Addendum: This Ain't a Wilson Combat

Why Gun Culture's Aesthetic Snobbery Might Be a Hidden Brake on Ghost Gun Normalization

For much of American gun culture, firearms aren't just tools — they're identity extensions, status symbols, and objects of genuine aesthetic appreciation. The tactical enthusiast dropping $3,000 on a Daniel Defense rifle, the collector obsessing over pre-war Colts, the precision shooter hand-loading match ammunition — these aren't just functional choices. They're cultural performances.

The Psychology of "Real Guns"

Traditional gun culture is deeply invested in:

  • Craftsmanship mythology: Hand-fitted tolerances, precision machining, "they don't make them like they used to"
  • Brand heritage: Wilson Combat, Knights Armament, H&K — names that signal knowledge and discernment
  • Materials fetishism: Steel and walnut over polymer, "mil-spec" over commercial, weight as quality
  • Provenance stories: Grandpa's deer rifle, military surplus with history, factory tours and founding legends

A chunky plastic FGC-9 that looks like it escaped from a toy factory doesn't activate any of these psychological reward systems. It's the antithesis of everything "serious" gun culture values.

The "Toy Gun" Problem

3D-printed firearms face the same cultural dismissal as .22 LR cartridges — they're seen as:

  • Unserious: Plastic = cheap = amateur = beneath consideration
  • Aesthetically offensive: Bright colors, visible layer lines, obviously 3D-printed texture
  • Culturally illegitimate: No manufacturer to respect, no heritage to honor, no craftsmanship to appreciate
  • Status-negative: Owning one signals you can't afford a "real" gun

The same people posting "$2,000 rifle on a $50 bipod is doing it wrong" memes aren't going to get excited about a weapon that costs $50 total and looks like a science fair project.

The Cultural Friction

This creates an unexpected brake on normalization within traditional gun communities:

  • Range culture rejects them: Try bringing a bright orange FGC-9 to your local gun club
  • Social media dismisses them: Gun forums treat them as curiosities at best, abominations at worst
  • Influencer silence: Gun YouTubers with sponsorship deals aren't showcasing ghost guns
  • Dealer indifference: FFLs have no economic incentive to promote weapons that bypass their business model

The Irony

The very cultural forces that make gun regulation politically difficult in America — the deep emotional investment in firearms as symbols rather than mere tools — might be inadvertently slowing adoption of technology that makes gun regulation practically impossible.

Gun culture's aesthetic standards and status hierarchies create an immune response against 3D-printed weapons, even among people who should theoretically be most interested in unregulated firearms.

Who's Actually Adopting?

Meanwhile, the real early adopters exist outside traditional gun culture:

  • Myanmar rebels who need anything that functions
  • Tech enthusiasts attracted by the novelty and challenge
  • Young extremists without brand loyalty or cultural investment
  • Pragmatists who view weapons as purely functional tools

These users don't care if their gun looks like a Happy Meal toy as long as it fires when the trigger is pulled.
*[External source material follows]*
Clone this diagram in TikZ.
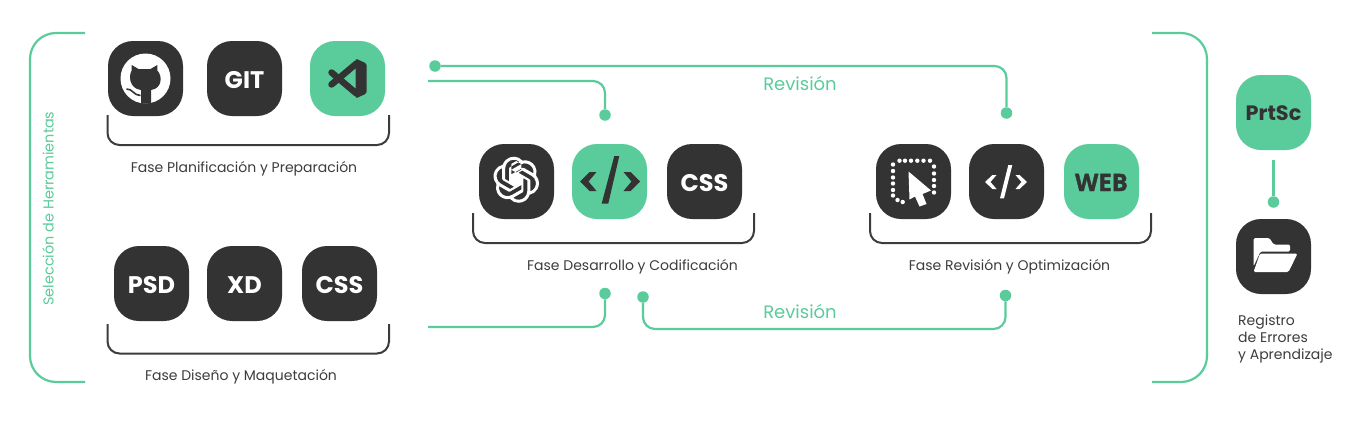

The Tipping Point Question

The cultural friction won't last forever. At some point, either:

  1. 3D-printed weapons improve enough aesthetically to meet gun culture's standards, or
  2. Circumstances become dire enough that traditional gun owners overcome their aesthetic objections

The question is whether institutional responses will emerge before gun culture's snobbery breaks down completely.

Bottom Line

Gun culture's investment in firearms-as-identity might be the last unexpected defense against ghost gun normalization — a cultural speed bump that buys time for policy responses. But like all cultural barriers, it's ultimately temporary.

When someone finally prints something that looks professional enough to earn respect at the range, the aesthetic objections will evaporate overnight.

Until then, traditional gun culture's disdain for "plastic crap" might be the most effective gun control measure we never planned.